WHAT IS EXPECTED » Present each line of the entries below that holds the word "chart".
[begin THE RECORDS]
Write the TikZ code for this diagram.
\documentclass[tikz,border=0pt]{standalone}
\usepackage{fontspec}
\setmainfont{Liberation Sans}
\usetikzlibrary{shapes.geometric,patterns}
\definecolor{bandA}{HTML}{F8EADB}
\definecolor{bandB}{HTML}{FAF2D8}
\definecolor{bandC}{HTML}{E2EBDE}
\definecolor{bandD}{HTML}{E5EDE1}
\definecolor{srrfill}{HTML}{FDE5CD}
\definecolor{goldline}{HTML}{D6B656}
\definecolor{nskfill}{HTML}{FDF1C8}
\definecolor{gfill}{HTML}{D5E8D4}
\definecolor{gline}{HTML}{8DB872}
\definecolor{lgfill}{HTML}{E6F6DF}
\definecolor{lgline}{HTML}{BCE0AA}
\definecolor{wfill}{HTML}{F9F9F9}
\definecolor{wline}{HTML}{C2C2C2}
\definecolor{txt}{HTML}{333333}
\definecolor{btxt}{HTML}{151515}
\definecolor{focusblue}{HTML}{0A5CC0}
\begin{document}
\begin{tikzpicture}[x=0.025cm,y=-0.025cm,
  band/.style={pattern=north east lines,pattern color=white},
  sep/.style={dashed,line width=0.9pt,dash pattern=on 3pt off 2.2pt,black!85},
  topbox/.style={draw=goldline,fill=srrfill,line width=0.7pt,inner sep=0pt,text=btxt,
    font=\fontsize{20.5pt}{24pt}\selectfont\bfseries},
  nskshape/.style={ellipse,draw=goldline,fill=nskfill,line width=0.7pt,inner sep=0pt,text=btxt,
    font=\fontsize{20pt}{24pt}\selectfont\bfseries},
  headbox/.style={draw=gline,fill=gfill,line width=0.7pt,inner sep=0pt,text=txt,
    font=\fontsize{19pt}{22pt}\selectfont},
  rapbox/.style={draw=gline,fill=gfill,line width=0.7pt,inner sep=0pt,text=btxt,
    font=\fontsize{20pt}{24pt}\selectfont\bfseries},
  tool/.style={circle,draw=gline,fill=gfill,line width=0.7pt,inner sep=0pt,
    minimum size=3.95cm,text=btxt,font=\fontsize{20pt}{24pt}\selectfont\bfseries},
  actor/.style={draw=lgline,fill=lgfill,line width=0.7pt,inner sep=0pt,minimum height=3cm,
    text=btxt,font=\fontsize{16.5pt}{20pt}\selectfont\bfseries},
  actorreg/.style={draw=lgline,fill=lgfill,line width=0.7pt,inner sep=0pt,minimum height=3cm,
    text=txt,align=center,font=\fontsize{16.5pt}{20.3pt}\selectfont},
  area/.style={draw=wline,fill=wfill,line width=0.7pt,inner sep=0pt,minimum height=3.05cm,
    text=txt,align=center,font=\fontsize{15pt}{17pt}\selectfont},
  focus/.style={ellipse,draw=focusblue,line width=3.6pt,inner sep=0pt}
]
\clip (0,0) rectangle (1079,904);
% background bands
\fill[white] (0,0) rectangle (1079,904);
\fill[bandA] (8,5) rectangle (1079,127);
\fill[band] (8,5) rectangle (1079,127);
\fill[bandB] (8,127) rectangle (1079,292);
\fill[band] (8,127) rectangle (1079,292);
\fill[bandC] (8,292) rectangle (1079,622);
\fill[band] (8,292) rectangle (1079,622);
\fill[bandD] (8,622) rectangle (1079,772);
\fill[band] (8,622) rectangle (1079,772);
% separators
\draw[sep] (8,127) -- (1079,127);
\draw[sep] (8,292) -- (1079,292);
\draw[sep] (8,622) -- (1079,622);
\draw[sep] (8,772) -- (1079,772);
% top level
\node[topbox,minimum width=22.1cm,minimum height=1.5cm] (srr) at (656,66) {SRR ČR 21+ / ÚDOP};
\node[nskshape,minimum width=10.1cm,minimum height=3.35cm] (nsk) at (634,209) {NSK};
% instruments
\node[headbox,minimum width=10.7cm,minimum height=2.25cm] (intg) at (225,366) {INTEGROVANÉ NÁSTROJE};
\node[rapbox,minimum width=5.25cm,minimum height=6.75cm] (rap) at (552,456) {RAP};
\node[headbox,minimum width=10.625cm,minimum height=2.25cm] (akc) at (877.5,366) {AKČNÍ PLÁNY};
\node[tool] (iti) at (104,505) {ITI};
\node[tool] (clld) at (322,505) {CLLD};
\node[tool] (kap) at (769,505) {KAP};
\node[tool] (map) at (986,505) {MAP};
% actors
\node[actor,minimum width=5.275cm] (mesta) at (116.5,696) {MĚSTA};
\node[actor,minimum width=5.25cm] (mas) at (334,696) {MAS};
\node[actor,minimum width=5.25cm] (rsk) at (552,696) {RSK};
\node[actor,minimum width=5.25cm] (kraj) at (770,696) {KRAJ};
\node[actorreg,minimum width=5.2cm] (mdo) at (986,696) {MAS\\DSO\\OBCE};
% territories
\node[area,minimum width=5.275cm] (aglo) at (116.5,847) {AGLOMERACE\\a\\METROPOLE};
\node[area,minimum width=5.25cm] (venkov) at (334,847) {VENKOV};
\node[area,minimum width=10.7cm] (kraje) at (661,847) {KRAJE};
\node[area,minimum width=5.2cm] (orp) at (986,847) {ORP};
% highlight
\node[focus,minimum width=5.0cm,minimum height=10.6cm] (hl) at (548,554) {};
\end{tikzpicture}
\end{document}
[end THE RECORDS]
[begin THE RECORDS]
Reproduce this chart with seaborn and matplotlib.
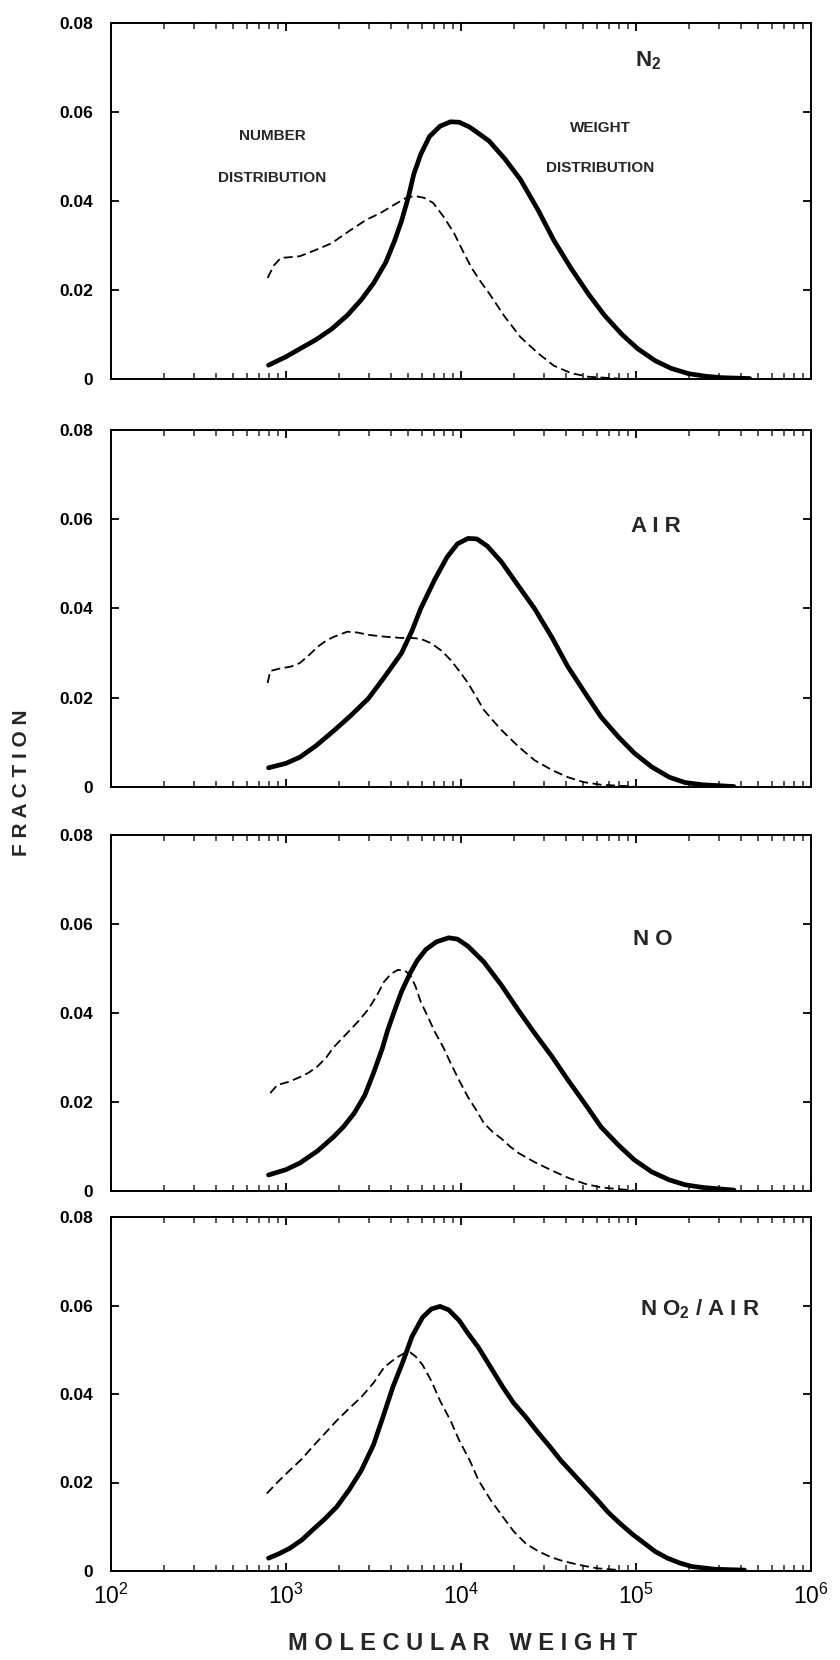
[end THE RECORDS]
[begin THE RECORDS]
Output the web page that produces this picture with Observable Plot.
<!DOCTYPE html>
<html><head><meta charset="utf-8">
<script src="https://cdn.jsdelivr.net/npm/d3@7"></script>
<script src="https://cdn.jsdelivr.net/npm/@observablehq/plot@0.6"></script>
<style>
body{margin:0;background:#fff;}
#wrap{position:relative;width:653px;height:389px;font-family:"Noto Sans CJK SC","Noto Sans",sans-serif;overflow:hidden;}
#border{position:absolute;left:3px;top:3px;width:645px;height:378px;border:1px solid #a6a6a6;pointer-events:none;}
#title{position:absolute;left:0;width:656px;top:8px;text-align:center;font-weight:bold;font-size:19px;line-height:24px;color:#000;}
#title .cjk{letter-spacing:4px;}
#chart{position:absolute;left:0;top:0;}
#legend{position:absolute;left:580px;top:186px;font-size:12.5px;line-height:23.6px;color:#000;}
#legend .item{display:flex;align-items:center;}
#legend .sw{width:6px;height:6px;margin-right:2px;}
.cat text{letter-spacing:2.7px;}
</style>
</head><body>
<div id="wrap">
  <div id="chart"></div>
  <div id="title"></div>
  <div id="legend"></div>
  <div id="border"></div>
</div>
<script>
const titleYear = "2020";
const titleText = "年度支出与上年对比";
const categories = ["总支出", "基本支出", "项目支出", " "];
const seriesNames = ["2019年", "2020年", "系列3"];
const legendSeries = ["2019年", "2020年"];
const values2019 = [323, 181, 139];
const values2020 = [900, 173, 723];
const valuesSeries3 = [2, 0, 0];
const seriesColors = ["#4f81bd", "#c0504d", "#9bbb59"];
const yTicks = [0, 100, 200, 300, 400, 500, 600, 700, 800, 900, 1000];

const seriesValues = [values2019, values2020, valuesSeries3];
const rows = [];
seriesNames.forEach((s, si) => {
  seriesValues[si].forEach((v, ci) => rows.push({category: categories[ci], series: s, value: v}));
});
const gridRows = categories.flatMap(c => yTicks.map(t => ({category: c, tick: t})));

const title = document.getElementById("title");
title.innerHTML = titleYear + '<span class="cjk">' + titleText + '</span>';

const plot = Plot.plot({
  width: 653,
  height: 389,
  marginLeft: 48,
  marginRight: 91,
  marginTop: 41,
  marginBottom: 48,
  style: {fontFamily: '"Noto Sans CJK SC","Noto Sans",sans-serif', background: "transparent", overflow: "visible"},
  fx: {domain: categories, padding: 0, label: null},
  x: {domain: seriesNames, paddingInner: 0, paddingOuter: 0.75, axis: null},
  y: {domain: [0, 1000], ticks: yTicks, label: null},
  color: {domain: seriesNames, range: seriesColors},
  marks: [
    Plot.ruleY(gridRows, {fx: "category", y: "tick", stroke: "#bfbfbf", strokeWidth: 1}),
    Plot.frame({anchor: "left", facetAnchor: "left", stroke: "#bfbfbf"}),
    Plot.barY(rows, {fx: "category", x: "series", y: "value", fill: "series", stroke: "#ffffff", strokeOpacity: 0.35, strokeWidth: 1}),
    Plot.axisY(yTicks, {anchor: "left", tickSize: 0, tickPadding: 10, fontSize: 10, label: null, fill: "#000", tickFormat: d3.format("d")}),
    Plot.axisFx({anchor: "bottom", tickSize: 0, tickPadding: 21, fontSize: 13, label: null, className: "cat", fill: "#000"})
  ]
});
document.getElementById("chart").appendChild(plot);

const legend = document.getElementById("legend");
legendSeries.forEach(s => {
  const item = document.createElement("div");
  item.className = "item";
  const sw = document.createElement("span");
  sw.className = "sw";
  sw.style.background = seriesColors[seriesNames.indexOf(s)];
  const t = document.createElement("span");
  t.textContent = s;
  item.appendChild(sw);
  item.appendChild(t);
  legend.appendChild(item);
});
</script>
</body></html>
[end THE RECORDS]
SOLUTION »
Reproduce this chart with seaborn and matplotlib.
#chart{position:absolute;left:0;top:0;}
  <div id="chart"></div>
document.getElementById("chart").appendChild(plot);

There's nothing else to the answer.